As with most financial crises, it's entirely man-made, and hence only as much of a threat as we allow it to be.
It's like this: Interest rates are staying low because (a) people aren't borrowing, (b) banks aren't lending, (c) businesses aren't making capital improvements, and (d) central banks are compensating by injecting liquidity into an economy that's still battling the after-effects of a balance-sheet recession. This arrangement hurts savers, wage earners, bondholders, pension funds and money markets, but on the plus side, it makes your debt a safe harbor for large institutional investors to park their money since there's no chance of the debt defaulting because you can always print more money. Which devalues the currency, true, but it also strengthens exports, so it's not without its social utility.

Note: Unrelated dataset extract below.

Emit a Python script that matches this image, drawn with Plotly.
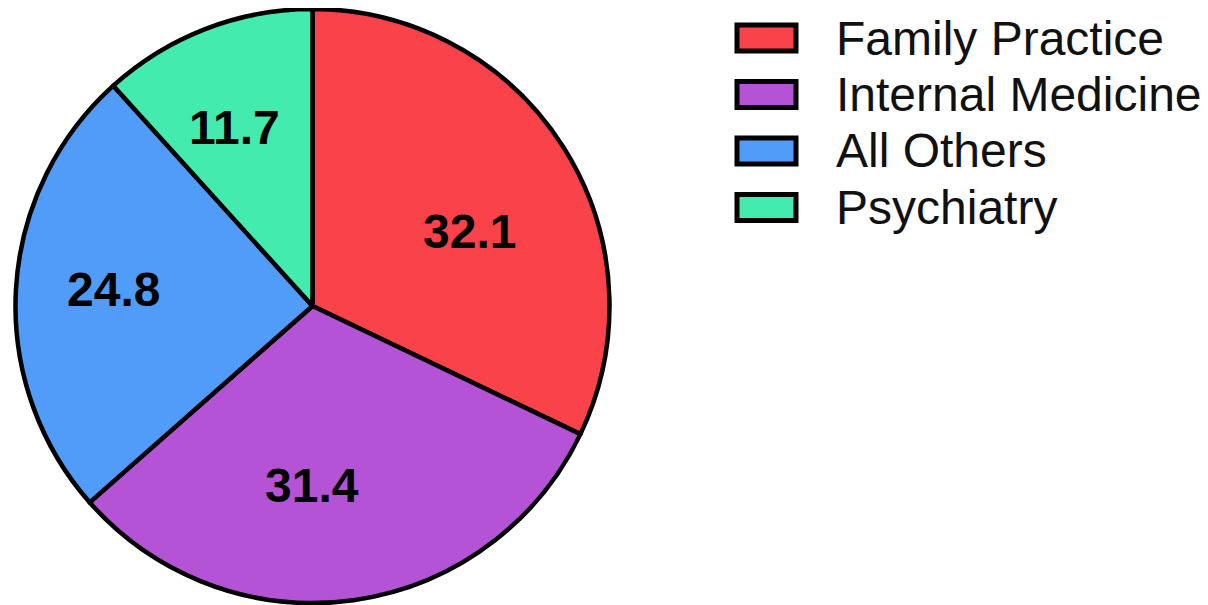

Now, this economic stasis can last for years (if our leaders so choose), with sluggish growth, low inflation, and chronic high unemployment as a result. Or, as an alternative, they could opt for a more robust strategy that would drive inflation, i.e., rising wages, and with it, consumer demand. But whichever path they choose, it's simply rank bullshit to claim that this is some existential crisis that requires us to slash trillions of dollars out of public-health and pension programs because of some "unsustainable" sovereign debt burden that's being forecast ten or twenty years out: (1) Because no one can make any realistic budget forecast that far into the future, and (2) because the people who are warning us most urgently about this are the same people who want to bankrupt the social-welfare function of government. Why? Many reasons, obviously, but the bottom line is that they're not nearly as interested in promoting balanced budgets and responsible governance as they are in promoting a political agenda. They've been doing it for the last 80 years using the same disproven arguments and the same catch phrases that they've always employed. What's different now, of course, is that they've managed to win the Washington messaging wars, and with it, the esteem of its most serious denizens. It's great fodder for the Sunday talk shows, but bad news for the rest of us.